Emma was only eleven when he decided to run away from home, but he remembers the incident clearly. He was working on his father’s rice farm for 10-12 hours daily with a hungry stomach, to escape the wrath of his abusive stepmother and tough father. One fateful day, he fell asleep and the birds in the field ate the rice. Terrified of going home and facing his parents, who used to beat him with a belt or tree branches, he simply ran away and never looked back. Emma then joined the legions of street children in Jinja who live off begging, picking food out of rubbish bins and taking on odd jobs like selling scrap metal and carrying luggage for people. He lived like this for three years, some of the toughest of his life.
The Drop In centre
He made a close friend, who had also run away from home and the duo started living together on the streets of Jinja. Just four months later, they were approached by Uncle Josh of the Street Outreach Department of S.A.L.V.E. International during one of their routine street walks.

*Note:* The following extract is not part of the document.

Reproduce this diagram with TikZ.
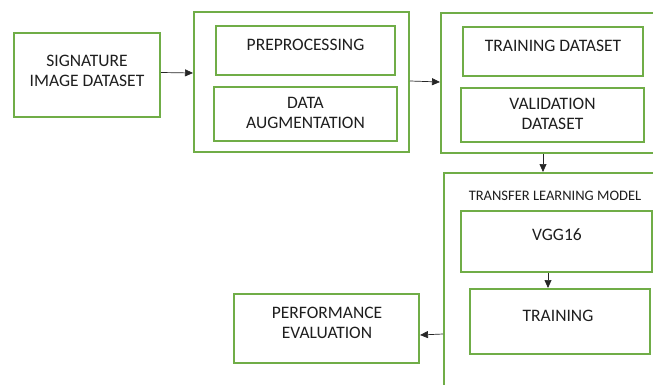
\documentclass[tikz,border=0pt]{standalone}
\usepackage{fontspec}
\setmainfont{Carlito}
\usetikzlibrary{arrows.meta,calc}
\definecolor{boxgreen}{HTML}{70AD47}
\definecolor{txt}{HTML}{1E1E1E}
\begin{document}
\begin{tikzpicture}[x=1pt,y=-1pt,
  box/.style={draw=boxgreen,line width=2pt,inner sep=0pt,rectangle},
  lbl/.style={text=txt,font=\fontsize{17.5}{20}\selectfont,align=center,inner sep=0pt},
  small/.style={text=txt,font=\fontsize{14.5}{16}\selectfont,inner sep=0pt},
  arr/.style={-{Triangle[length=8pt,width=7pt]},line width=0.7pt,black!85}]
\useasboundingbox (0,0) rectangle (653,385);
\fill[white] (0,0) rectangle (653,385);
\clip (0,0) rectangle (653,385);
% boxes
\node[box,minimum width=146pt,minimum height=84pt] (sig) at (87,75) {};
\node[lbl] (sigt) at (87,70.5) {SIGNATURE\\IMAGE DATASET};

\node[box,minimum width=215pt,minimum height=140pt] (g1) at (301.5,82) {};
\node[box,minimum width=179pt,minimum height=49pt] (pre) at (305.5,50.5) {};
\node[lbl] (pret) at (305.5,44.5) {PREPROCESSING};
\node[box,minimum width=183pt,minimum height=54pt] (aug) at (305.5,114) {};
\node[lbl] (augt) at (305.5,113) {DATA\\AUGMENTATION};

\node[box,minimum width=259pt,minimum height=140pt] (g2) at (570.5,83) {};
\node[box,minimum width=180pt,minimum height=49pt] (tds) at (553,51.5) {};
\node[lbl] (tdst) at (553,45.5) {TRAINING DATASET};
\node[box,minimum width=183pt,minimum height=54pt] (val) at (552.5,115) {};
\node[lbl] (valt) at (552.5,113.5) {VALIDATION\\DATASET};

\node[box,minimum width=256pt,minimum height=260pt] (g3) at (572,303) {};
\node[small] (tlm) at (555,196) {TRANSFER LEARNING MODEL};
\node[box,minimum width=191pt,minimum height=61pt] (vgg) at (556.5,241.5) {};
\node[lbl] (vggt) at (557,235) {VGG16};
\node[box,minimum width=180pt,minimum height=65pt] (trn) at (560,321.5) {};
\node[lbl] (trnt) at (558,316) {TRAINING};

\node[box,minimum width=185pt,minimum height=69pt] (perf) at (326.5,328.5) {};
\node[lbl] (perft) at (327,323) {PERFORMANCE\\EVALUATION};

% connectors
\draw[arr] (sig.east |- 0,72.5) -- (g1.west |- 0,73);
\draw[arr] (g1.east |- 0,81) -- (g2.west |- 0,82);
\draw[arr] (g2.south -| 543,0) -- (g3.north -| 543,0);
\draw[arr] (vgg.south -| 548,0) -- (trn.north -| 548,0);
\draw[arr] (g3.west |- 0,334) -- (perf.east |- 0,335);
\end{tikzpicture}
\end{document}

“He wanted us to come to the Drop-In Centre with him, but I didn’t believe him,” says Emma, during a candid conversation. “I told him to go away, but he continued to follow us. It took hours to convince us to go with him.”
When Emma and his friend finally moved to the S.A.L.V.E. Drop-In Centre, their lives changed completely. The centre wasn’t anything out of the ordinary to look at, but it was Emma’s first experience of a stable friendly environment. However, unable to truly trust anyone at the centre, Emma found himself running away just an hour later.
Welcome to the S.A.L.V.E family
“Love and trust were not concepts that I understood at that time,” explains Emma. “I had seen so much cruelty from those around me. Even people who were supposed to be my own blood would act like everything was normal in front of others but beat me when there was no one watching them. When you’re on the streets, people act kind to your face when they want something from you. When I came to the centre, it took me time to get settled. It took me time to realize that not all people are the same.”
It took several days of searching to find and bring Emma back to the centre and after several counselling sessions, he was asked to promise to never run away again but instead to communicate any issues he had. He was then introduced to other Street Outreach team members and also the wider S.A.L.V.E. family who accepted him and treated him as their own.
A bright future ahead
“Meeting the wider S.A.L.V.E. family changed my life,” said Emma. “They were more-or-less parents to me, they showed me love and introduced me to other children at the S.A.L.V.E. land who came from various parts of the country and with different street backgrounds.”
Although his studies ended after the seventh grade, Emma was a fan of school and a strong believer that education, formal or informal, is important for the growth of society.
He was later resettled to another branch of his family and then admitted into the S.A.L.V.E. education program where he is now doing a vocational course in motor vehicle mechanics and is looking forward to a brighter and happier future. He feels like he is deserving of a future now, because he is a child worthy of being loved.